El azote de la pandemia, que ni cesa ni afloja, además del consabido descalabro económico y social, está provocando importantes daños sicológicos en la población. El hecho de que el virus haya quebrado de forma tan abrupta nuestra cotidianeidad genera un sinfín de emociones negativas -ansiedad, frustración, miedo, aislamiento, tristeza-, configurando un tiempo oscuro, desalentador, plagado en la mente de cada cual de presentes ingratos y futuros amenazantes.

Es en estos momentos de zozobra cuando renace el valor de un concepto, el de rutina, tradicionalmente acompañado de una perseverante mala fama. Nada nos parece ahora más saludable que volver a tener una existencia ordenada, previsible, a salvo de sobresaltos y zigzagueos. Alcanza así sentido la intuición de Kafka: "Lo cotidiano, señalaba, en sí mismo es ya maravilloso". Y es que lo rutinario, esa repetición mecánica de actos que constituyen nuestras costumbres, nos aporta una tranquilizadora sensación de control de la realidad. Los hábitos protegen y ayudan a los individuos en la búsqueda de un mínimo sosiego porque les permiten saber qué esperar. Si se fijan, la denostada rutina logra, como casi nada, que rentabilicemos nuestras horas y nos otorga la posibilidad de vivir más intensamente aquello que nos interesa. Esta conclusión, que pudiera tildarse de errónea, viene sin embargo avalada por numerosos estudios, como el realizado por la sicóloga Samantha J. Heintzelman, autora de un recomendable artículo (Routines and Meaning in Life, Rutinas y sentido de la vida) en el que defiende con pasión cuanto antecede.

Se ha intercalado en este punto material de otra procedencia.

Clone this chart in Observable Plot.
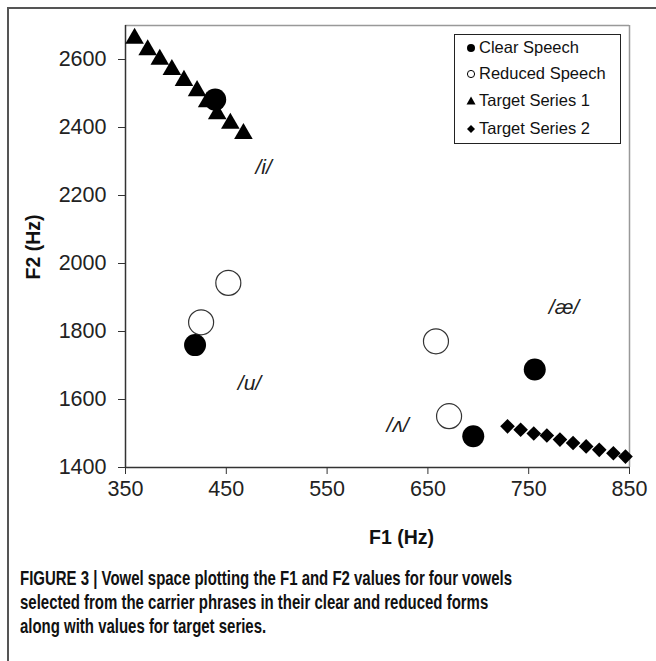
<!DOCTYPE html>
<html>
<head>
<meta charset="utf-8">
<script src="https://cdn.jsdelivr.net/npm/d3@7"></script>
<script src="https://cdn.jsdelivr.net/npm/@observablehq/plot@0.6"></script>
<style>
  html, body { margin: 0; padding: 0; background: #fff; }
  body { width: 656px; height: 661px; position: relative; overflow: hidden; font-family: "Liberation Sans", Arial, sans-serif; }
  #frame { position: absolute; left: 7px; top: 7px; width: 700px; height: 700px; border-left: 2px solid #555; border-top: 2px solid #555; }
  #chart { position: absolute; left: 0; top: 0; }
  .title { position: absolute; font-weight: bold; font-size: 19.5px; color: #111; white-space: nowrap; }
  #legend { position: absolute; left: 454px; top: 34px; width: 165px; height: 108px; border: 1px solid #222; background: #fff; }
  .lrow { position: absolute; left: 10px; font-size: 16.5px; color: #111; white-space: nowrap; display: flex; align-items: center; }
  .lrow svg { margin-right: 2px; }
  #caption { position: absolute; left: 20px; top: 566px; font-family: "Liberation Sans", Arial, sans-serif; font-weight: bold; font-size: 20.5px; line-height: 24px; color: #111; white-space: nowrap; transform: scaleX(0.73); transform-origin: 0 0; }
</style>
</head>
<body>
<div id="frame"></div>
<div id="chart"></div>
<div id="legend"></div>
<div class="title" id="xtitle" style="left:369px; top:526px;">F1 (Hz)</div>
<div class="title" id="ytitle" style="left:33px; top:247px; transform: translate(-50%,-50%) rotate(-90deg);">F2 (Hz)</div>
<div id="caption"></div>
<script>
// ---- data ----
const seriesNames = ["Clear Speech", "Reduced Speech", "Target Series 1", "Target Series 2"];

const clearF1 = [439, 419, 695, 756];
const clearF2 = [2482, 1760, 1492, 1688];

const reducedF1 = [452, 425, 658, 671];
const reducedF2 = [1943, 1827, 1771, 1551];

const target1F1 = [359, 372, 384, 396, 408, 421, 431, 441, 454, 467];
const target1F2 = [2662, 2628, 2600, 2570, 2538, 2508, 2475, 2440, 2412, 2382];

const target2F1 = [729, 742, 755, 768, 781, 794, 807, 820, 834, 846];
const target2F2 = [1521, 1511, 1500, 1494, 1482, 1472, 1462, 1452, 1442, 1432];

const vowelLabels = ["/i/", "/u/", "/ʌ/", "/æ/"];
const vowelLabelF1 = [487, 473, 620, 785];
const vowelLabelF2 = [2282, 1647, 1523, 1871];

const xTicks = [350, 450, 550, 650, 750, 850];
const yTicks = [1400, 1600, 1800, 2000, 2200, 2400, 2600];

const captionLines = [
  "FIGURE 3 | Vowel space plotting the F1 and F2 values for four vowels",
  "selected from the carrier phrases in their clear and reduced forms",
  "along with values for target series."
];

// ---- build tables ----
const zip = (xs, ys) => xs.map((x, i) => ({x, y: ys[i]}));
const clear = zip(clearF1, clearF2);
const reduced = zip(reducedF1, reducedF2);
const t1 = zip(target1F1, target1F2);
const t2 = zip(target2F1, target2F2);
const labels = vowelLabels.map((t, i) => ({t, x: vowelLabelF1[i], y: vowelLabelF2[i]}));

const plot = Plot.plot({
  width: 656,
  height: 560,
  marginLeft: 125,
  marginRight: 27,
  marginTop: 25,
  marginBottom: 93,
  style: {fontFamily: "Liberation Sans, Arial, sans-serif", fontSize: "21px", color: "#222", background: "transparent"},
  x: {domain: [350, 850], ticks: xTicks},
  y: {domain: [1400, 2700], ticks: yTicks},
  marks: [
    Plot.ruleY([2700], {stroke: "#999", strokeWidth: 1.5}),
    Plot.ruleX([850], {stroke: "#999", strokeWidth: 1.5}),
    Plot.ruleX([350], {stroke: "#333", strokeWidth: 1.5}),
    Plot.ruleY([1400], {stroke: "#333", strokeWidth: 1.5}),
    Plot.axisX({ticks: xTicks, tickFormat: d => String(d), tickSize: 7, tickPadding: 6, label: null, stroke: "#333", fill: "#222", fontSize: 21.5}),
    Plot.axisY({ticks: yTicks, tickFormat: d => String(d), tickSize: 7, tickPadding: 12, label: null, stroke: "#333", fill: "#222", fontSize: 21.5}),
    Plot.dot(t1, {x: "x", y: "y", symbol: "triangle", r: 6.9, fill: "#000", stroke: "none"}),
    Plot.dot(t2, {x: "x", y: "y", symbol: "diamond2", r: 6.6, fill: "#000", stroke: "none"}),
    Plot.dot(reduced, {x: "x", y: "y", r: 12.5, fill: "#fff", stroke: "#333", strokeWidth: 1.2}),
    Plot.dot(clear, {x: "x", y: "y", r: 11, fill: "#000", stroke: "none"}),
    Plot.text(labels, {x: "x", y: "y", text: "t", fontSize: 21, fontStyle: "italic", fill: "#222"})
  ]
});
document.getElementById("chart").appendChild(plot);

// legend
const legend = document.getElementById("legend");
const symbolFor = [
  '<circle cx="6" cy="7" r="4" fill="#000"/>',
  '<circle cx="6" cy="7" r="3.6" fill="#fff" stroke="#000" stroke-width="1"/>',
  '<path d="M6,2.5 L10.5,10.5 L1.5,10.5 Z" fill="#000"/>',
  '<path d="M6,3 L10,7 L6,11 L2,7 Z" fill="#000"/>'
];
const rowTops = [3, 29, 56, 84];
seriesNames.forEach((name, i) => {
  const row = document.createElement("div");
  row.className = "lrow";
  row.style.top = rowTops[i] + "px";
  row.style.left = "10px";
  row.innerHTML = `<svg width="12" height="14">${symbolFor[i]}</svg><span>${name}</span>`;
  legend.appendChild(row);
});

// caption
const cap = document.getElementById("caption");
captionLines.forEach(line => {
  const d = document.createElement("div");
  d.textContent = line;
  cap.appendChild(d);
});
</script>
</body>
</html>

No anda ni mucho menos equivocada. Ansío -y hablo por mí- dejar atrás esta orgía de improvisaciones, de circunstancias cambiantes y acontecimientos sorpresivos que descarrilan el circular gloriosamente monótono del tren de mis días.

Necesita el mundo recuperar sus rutinas, ese hacer conservador que ancla sus naves en aguas calmas. Nos sobra vértigo y nos falta quietud. Ojalá pronto cada segundo transcurra en su segundo, el temporal amaine y resurja el soberbio imperio de la normalidad. Apunta el médico indio Deepak Chopra que casi el cincuenta por ciento de la felicidad depende de las cosas que elegimos hacer en nuestra vida cotidiana. De su afirmación, me quedo con el carácter electivo de lo rutinario. Eso es lo que nos ha robado el virus: la valiosísima capacidad de diseñar libremente el mapa gozoso de nuestras benditas rutinas.